Christmas Cactus Care
Christmas Cacti need cooler temperatures.
Christmas cacti will bloom larger and sooner when left in a room that ranges from 60 – 70 degrees Fahrenheit. Especially in the winter, it’s important to keep them away from radiators and fireplaces, and warm windowsills.
While they don’t need the heat of the sun, they do need its light.
This is where it gets a little tricky. A Christmas cactus can’t be left in direct sunlight because the sun will dry it out, but it also needs plenty of sunlight. So what’s a cactus-enthusiast supposed to do? Your best bet is to leave it in a partially shaded area of your house (or outside, once summer hits) and rotate it every once in awhile.
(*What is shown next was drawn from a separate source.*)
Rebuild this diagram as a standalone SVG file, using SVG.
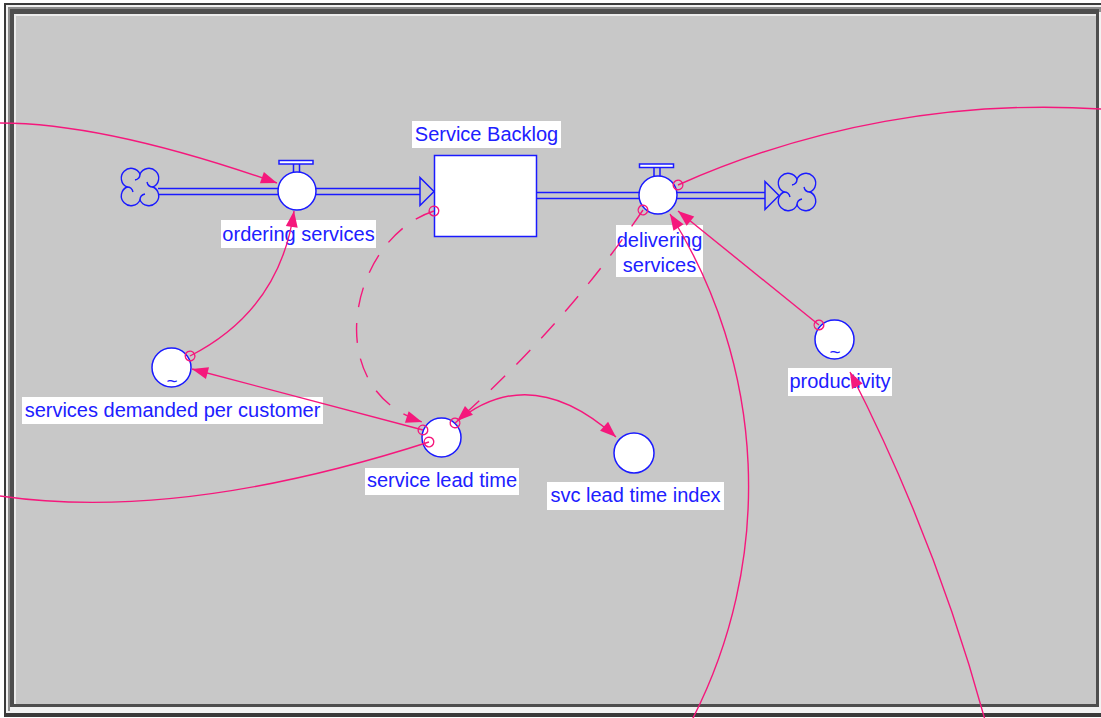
<svg xmlns="http://www.w3.org/2000/svg" width="1101" height="718" viewBox="0 0 1101 718">
  <style>
    .lbl { font-family: "Liberation Sans", Arial, sans-serif; font-size: 20px; fill: #2020ff; text-anchor: middle; }
    .lbg { fill: #ffffff; stroke: none; }
    .shape { fill: #ffffff; stroke: #1a1aff; stroke-width: 1.5; }
    .pipe { fill: none; stroke: #1a1aff; stroke-width: 1.5; }
    .cloud { fill: none; stroke: #1a1aff; stroke-width: 1.4; }
    .link { fill: none; stroke: #f5187c; stroke-width: 1.4; }
    .dash { stroke-dasharray: 20 16; }
    .tilde { font-family: "Liberation Sans", Arial, sans-serif; font-size: 19px; fill: #2020ff; text-anchor: middle; }
  </style>
  <defs>
    <marker id="arrow" markerUnits="userSpaceOnUse" markerWidth="16" markerHeight="12" refX="16" refY="6" orient="auto" overflow="visible">
      <path d="M0,0 L16,6 L0,12 Z" fill="#f5187c" stroke="none"/>
    </marker>
    <marker id="tail" markerUnits="userSpaceOnUse" markerWidth="10" markerHeight="10" refX="5" refY="5" orient="auto" overflow="visible">
      <circle cx="5" cy="5" r="4.8" fill="none" stroke="#f5187c" stroke-width="1.4"/>
    </marker>
    <g id="cloudShape" class="cloud">
      <path d="M0,-13 A9.8,9.8 0 1 1 13,0 A9.8,9.8 0 1 1 0,13 A9.8,9.8 0 1 1 -13,0 A9.8,9.8 0 1 1 0,-13 Z"/>
      <path d="M0,-13 q0,5 -5,6 M13,0 q-5,0 -6,-5 M0,13 q0,-5 5,-6 M-13,0 q5,0 6,5"/>
    </g>
  </defs>

  <!-- window frame -->
  <g id="frame">
    <rect x="0" y="0" width="1101" height="718" fill="#ffffff"/>
    <rect x="4" y="3" width="1097" height="714" fill="#3a3a3a"/>
    <rect x="6" y="5" width="1095" height="708" fill="#f2f2f2"/>
    <rect x="8" y="7" width="1093" height="5" fill="#8c8c8c"/>
    <rect x="8" y="7" width="2" height="704" fill="#8c8c8c"/>
    <rect x="10" y="9" width="1089" height="698" fill="#4e4e4e"/>
    <rect x="14" y="14" width="1082" height="690" fill="#ececec"/>
    <rect x="16" y="16" width="1080" height="688" fill="#c8c8c8"/>
  </g>

  <!-- flow pipes and clouds -->
  <g id="pipes">
    <use href="#cloudShape" x="140" y="187"/>
    <line class="pipe" x1="158" y1="188.5" x2="420" y2="188.5"/>
    <line class="pipe" x1="158" y1="194.5" x2="420" y2="194.5"/>
    <path class="pipe" d="M420,177.5 L434,191.5 L420,205.5 Z"/>
    <line class="pipe" x1="537" y1="192.5" x2="765" y2="192.5"/>
    <line class="pipe" x1="537" y1="198.5" x2="765" y2="198.5"/>
    <path class="pipe" d="M765,181.5 L779,195.5 L765,209.5 Z"/>
    <use href="#cloudShape" x="797" y="192"/>
  </g>

  <g id="service-backlog">
    <rect class="shape" x="434.5" y="155.5" width="102" height="81"/>
    <rect class="lbg" x="412" y="121" width="149" height="27"/>
    <text class="lbl" x="486.5" y="141">Service Backlog</text>
  </g>

  <g id="ordering-services">
    <rect class="shape" x="279" y="160.5" width="34" height="3.5"/>
    <path class="pipe" d="M293.5,164 V172.5 M299.5,164 V172.5"/>
    <circle class="shape" cx="297" cy="191" r="19"/>
    <rect class="lbg" x="221" y="220" width="155" height="28"/>
    <text class="lbl" x="298.5" y="241">ordering services</text>
  </g>

  <g id="delivering-services">
    <rect class="shape" x="639.5" y="164" width="34" height="3.5"/>
    <path class="pipe" d="M654,167.5 V176.5 M660,167.5 V176.5"/>
    <circle class="shape" cx="658" cy="195" r="19"/>
    <rect class="lbg" x="616" y="225" width="87" height="52"/>
    <text class="lbl" x="659.5" y="247">delivering</text>
    <text class="lbl" x="659.5" y="272">services</text>
  </g>

  <g id="services-demanded-per-customer">
    <circle class="shape" cx="171.5" cy="367.5" r="19.5"/>
    <text class="tilde" x="172" y="387">~</text>
    <rect class="lbg" x="22" y="397" width="301" height="27"/>
    <text class="lbl" x="172.5" y="417">services demanded per customer</text>
  </g>

  <g id="service-lead-time">
    <circle class="shape" cx="441.5" cy="437.5" r="19.5"/>
    <rect class="lbg" x="365" y="468" width="154" height="27"/>
    <text class="lbl" x="442" y="487">service lead time</text>
  </g>

  <g id="svc-lead-time-index">
    <circle class="shape" cx="634" cy="453" r="20"/>
    <rect class="lbg" x="547" y="482" width="177" height="28"/>
    <text class="lbl" x="635.5" y="502">svc lead time index</text>
  </g>

  <g id="productivity">
    <circle class="shape" cx="834.5" cy="339.5" r="19.5"/>
    <text class="tilde" x="835" y="358">~</text>
    <rect class="lbg" x="788" y="368" width="104" height="28"/>
    <text class="lbl" x="840" y="388">productivity</text>
  </g>

  <!-- influence connectors -->
  <g id="connectors">
    <path class="link" d="M0,123 Q106,123 277,183" marker-end="url(#arrow)"/>
    <path class="link" d="M190,356 Q280,310 294,211" marker-start="url(#tail)" marker-end="url(#arrow)"/>
    <path class="link dash" d="M434,211 C350,238 318,388 422,422" marker-start="url(#tail)" marker-end="url(#arrow)"/>
    <path class="link dash" d="M643,210 Q565,325 457,421" marker-start="url(#tail)" marker-end="url(#arrow)"/>
    <path class="link" d="M423,430 L192,369" marker-start="url(#tail)" marker-end="url(#arrow)"/>
    <path class="link" d="M429,442 Q180,522 0,496" marker-start="url(#tail)"/>
    <path class="link" d="M455,423 Q530,360 616,437" marker-start="url(#tail)" marker-end="url(#arrow)"/>
    <path class="link" d="M678,185 A900,900 0 0 1 1101,109" marker-start="url(#tail)"/>
    <path class="link" d="M692,720 A511,511 0 0 0 670,214" marker-end="url(#arrow)"/>
    <path class="link" d="M985,720 A1800,1800 0 0 0 850,372" marker-end="url(#arrow)"/>
    <path class="link" d="M819,325 L678,211" marker-start="url(#tail)" marker-end="url(#arrow)"/>
  </g>
</svg>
Just like you and I, Christmas cacti need their rest.
If your cactus’ buds haven’t set yet, it needs between 12 – 15 hours of complete darkness a day. Only once its buds have set do cacti thrive on lots of light.
You should be misting, not watering, every day.
Overwatering will kill your cactus. But, that’s not to say that they don’t get thirsty. Instead of watering it like you would a traditional plant, you should be misting your cactus every day. A few squirts from a spray bottle is all you need to keep your cactus happy. The only time you should be watering the base of the plant is when its soil is completely dry to the touch.
Christmas cacti need nutrient-rich soil.
Christmas cacti are hardy plants and can survive in tougher soils, but the best option for them is well-drained soil that’s made up of partially organic matter. While you can always buy organic soil, you can also treat your cacti like a mini compost and toss in organic matter that you would otherwise throw out.